Założyciel studia Pininfarina Battista Farina był tak zadowolony ze swojego pomysłu i późniejszego wykonania, że niemalże identyczne kształty możemy zobaczyć jeszcze w Peugeocie 404, Austinie Cambridge/Morrisie Oxford oraz Fiatach 1800/2100/2300. Wszystkie te samochody wyglądają, jakby były jednej marki. Po pełnych formach początku lat 50. ubiegłego wieku firmy motoryzacyjne zasmakowały w nowoczesnych wówczas prostych liniach i płaszczyznach, ale rzadko komu udawało się osiągnąć poziom Pininfariny. Mercedes W110/111, Borgward P 100 czy nawet Trabant 601 wydają się być inspirowane włoskim stylem.
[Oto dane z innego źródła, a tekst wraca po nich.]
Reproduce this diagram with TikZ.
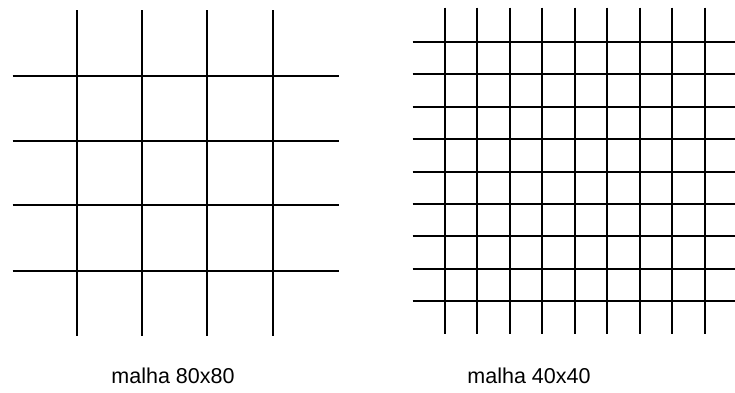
\documentclass[tikz,border=0pt]{standalone}
\usepackage{fontspec}
\setmainfont{Liberation Sans}
\usetikzlibrary{positioning}

\begin{document}
\begin{tikzpicture}[
  x=1pt, y=-1pt,
  gridline/.style={line width=1.4pt, black},
  caption/.style={font=\fontsize{21.5}{26}\selectfont, anchor=base, inner sep=0pt}
]
  \useasboundingbox (0,0) rectangle (735,392);

  % malha grossa
  \foreach \x in {77,142,207,273}
    \draw[gridline] (\x,10) -- (\x,336);
  \foreach \y in {76,141,205,271}
    \draw[gridline] (12.5,\y) -- (338.5,\y);
  \node[caption] (coarse) at (173,383) {malha 80x80};

  % malha fina
  \foreach \x in {445,477,510,542,575,607,640,672,705}
    \draw[gridline] (\x,7.5) -- (\x,334);
  \foreach \y in {42,74,107,139,172,204,236,269,301}
    \draw[gridline] (412.5,\y) -- (735,\y);
  \node[caption] (fine) at (529,383) {malha 40x40};
\end{tikzpicture}
\end{document}
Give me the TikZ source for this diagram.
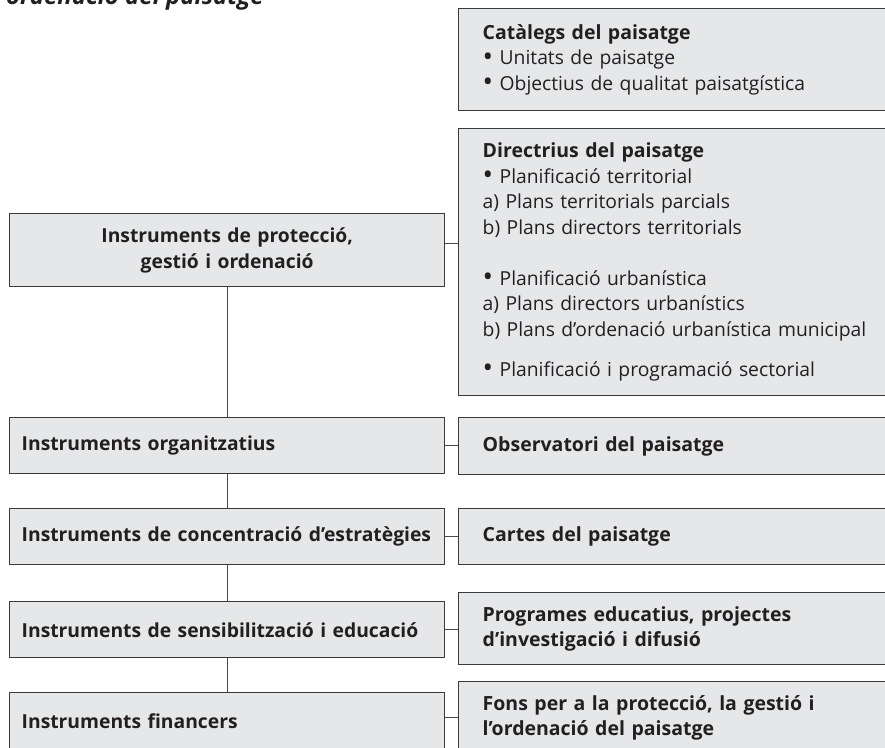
\documentclass[tikz,border=0pt]{standalone}
\usepackage{fontspec}
\setmainfont{Open Sans}
\definecolor{boxfill}{HTML}{E6E7E8}
\definecolor{boxline}{HTML}{3A3A3A}
\definecolor{linkcol}{HTML}{4A4A4A}
\definecolor{txt}{HTML}{231F20}
\newcommand{\bul}{\raisebox{-0.06em}{\scalebox{1.45}{•}}}
\begin{document}
\begin{tikzpicture}[x=1pt,y=-1pt,
  box/.style={draw=boxline, fill=boxfill, line width=1.4pt, rectangle, inner ysep=0pt, anchor=north west, text=txt},
  lbox/.style={box, minimum width=435pt, inner xsep=12pt, text width=411pt, align=left, font=\fontsize{19.3}{25.5}\selectfont\bfseries},
  rbox/.style={box, minimum width=440pt, inner xsep=24pt, text width=392pt, align=left, font=\fontsize{19.3}{25.5}\selectfont},
  rbold/.style={rbox, font=\fontsize{19.5}{25.5}\selectfont\bfseries},
  link/.style={draw=linkcol, line width=1pt}]
\useasboundingbox (0,0) rectangle (885,747);
\clip (0,0) rectangle (885,747);
\fill[white] (0,0) rectangle (885,747);
% title (cut at top)
\node[anchor=base west, inner sep=0pt, text=txt, font=\fontsize{24}{28}\selectfont\bfseries\itshape] (title) at (6,4.5) {ordenació del paisatge};
% left column
\node[lbox, minimum height=73pt, align=center] (prot) at (9,213) {Instruments de protecció,\\ gestió i ordenació};
\node[lbox, minimum height=56pt] (org) at (9,417) {Instruments organitzatius};
\node[lbox, minimum height=56pt] (conc) at (9,508) {Instruments de concentració d’estratègies};
\node[lbox, minimum height=56pt] (sens) at (9,601) {Instruments de sensibilització i educació};
\node[lbox, minimum height=56pt] (fin) at (9,692) {Instruments financers};
% right column
\node[rbox, minimum height=102pt] (cat) at (458,8) {{\fontsize{19.5}{25.5}\selectfont\bfseries Catàlegs del paisatge}\\ \bul{} Unitats de paisatge\\ \bul{} Objectius de qualitat paisatgística};
\node[rbox, minimum height=267pt] (dir) at (458,128) {{\fontsize{19.5}{25.5}\selectfont\bfseries Directrius del paisatge}\\ \bul{} Planificació territorial\\ a) Plans territorials parcials\\ b) Plans directors territorials\\[25.5pt] \bul{} Planificació urbanística\\ a) Plans directors urbanístics\\ b) Plans d’ordenació urbanística municipal\\[15pt] \bul{} Planificació i programació sectorial};
\node[rbold, minimum height=57pt] (obs) at (458,417) {Observatori del paisatge};
\node[rbold, minimum height=56pt] (cartes) at (458,508) {Cartes del paisatge};
\node[rbold, minimum height=72pt] (prog) at (458,592) {Programes educatius, projectes\\ d’investigació i difusió};
\node[rbold, minimum height=72pt] (fons) at (458,681) {Fons per a la protecció, la gestió i\\ l’ordenació del paisatge};
% connectors
\coordinate (c1) at (0,243);
\draw[link] (prot.east |- c1) -- (dir.west |- c1);
\draw[link] (prot.south) -- (org.north);
\draw[link] (org.south) -- (conc.north);
\draw[link] (conc.south) -- (sens.north);
\draw[link] (sens.south) -- (fin.north);
\draw[link] (org.east) -- (org.east -| obs.west);
\draw[link] (conc.east) -- (conc.east -| cartes.west);
\draw[link] (sens.east) -- (sens.east -| prog.west);
\coordinate (c2) at (0,717);
\draw[link] (fin.east |- c2) -- (fons.west |- c2);
\end{tikzpicture}
\end{document}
Samochód został nazwany na cześć Via Flaminia – rzymskiej drogi prowadzącej do Ariminum (dzisiejsze Rimini), najważniejszej drogi prowadzącej ze stolicy na północ. Taka była firmowa tradycja – wcześniej powstały już modele Appia i Aurelia, a później – Flavia i Fulvia.
Aurelia to poprzedniczka Flaminii, która stała się prawdziwą legendą – związek z licznymi kosztownymi aktywnościami sportowymi nie był jednak w stanie zapobiec niewypłacalności firmy. Aurelia okazała się po prostu za dobra i zbyt droga w produkcji. Dlatego właśnie Giani Lancia był zmuszony sprzedać firmę Carlo Pesentiemu, potentatowi w produkcji cementu.
Jednostka napędowa V6
Ze względu na koszty Flaminia przejęła od Aurelii silnik V6 – jedyną wówczas tego typu jednostkę produkowaną seryjnie, do tego wykonaną z aluminium. Auto miało zespół napędowy typu transaxle (silnik z przodu, skrzynia z tyłu), z tylną osią typu De Dion – niby to samo co w Aurelii, ale mocno zmodyfikownane. Tylne, trójkątne okienka były otwierane za pomocą podciśnieniowego układu, w opcji znajdowała się klimatyzacja, a przy tylnej szybie – wycieraczki na zewnątrz i... wewnątrz auta, na wypadek, gdyby szyba zaparowała!
Nowoczesne rozwiązania
W drugiej serii modelu zrezygnowano z tych udogodnień – w sedanie szyba aż tak bardzo się nie brudzi, a za odparowywanie wewnątrz odpowiadały druciki grzewcze (czyli tak jak dziś). Lancia kochała skomplikowane rozwiązania. Przy układzie trans-axle zdecydowano się umieścić drążek zmiany biegów przy kierownicy. Mimo zastosowania wielu przegubów zmiana przełożeń odbywa się bardzo płynnie.
Auto z innej epoki
Flaminia była typowym autem inżynierskim, także stylistycznie wyprzedzała swoją epokę. Niestety, dotyczyło to również cen – w 1959 roku Flaminia kosztowała w Niemczech minimum 23 120 marek (limuzyna 2.5/100 KM), później cenę obniżono do 18 90 marek. Mercedes żądał wówczas 14 950 marek za model 220 SE ze 120-konnym motorem. Nic dziwnego, że do 1970 roku Flaminia znalazła tylko 3943 klientów. Za to coupé pochodzące od Pininfariny, Touringa i Zagato, były znacznie popularniejsze – tych aut wyprodukowano aż 7841.
Luksusowe, dwudrzwiowe auta były zabawkami dla milionerów i cena 26 850 marek (za auto od Pinifariny) nie stanowiła dla kupujących najmniejszego problemu. Właśnie z powodu tak dużej różnicy wartości wiele dobrze utrzymanych limuzyn zostało rozebranych na części, by dać drugie życie cenniejszym coupé. W 1969 roku Lancię od cementowego potentata przejął Fiat i szybko zakończył produkcję dużej, 4-drzwiowej limuzyny.
Lancia odchodzi w zapomnienie
Przykro nam to mówić, to Lancia zrobiła wszystko, by z szanowanego producenta pojazdów premium jako jeszcze jedna z europejskich marek odejść do historii motoryzacji. Marka nie projektuje już własnych modeli (robią to za nią Amerykanie z Chryslera), a jedyne własne auto wytwarzane jest w tyskim zakładzie Fiata. Słowem, równia pochyła. Można położyć nogi na stole i zajmować się dolce far niente.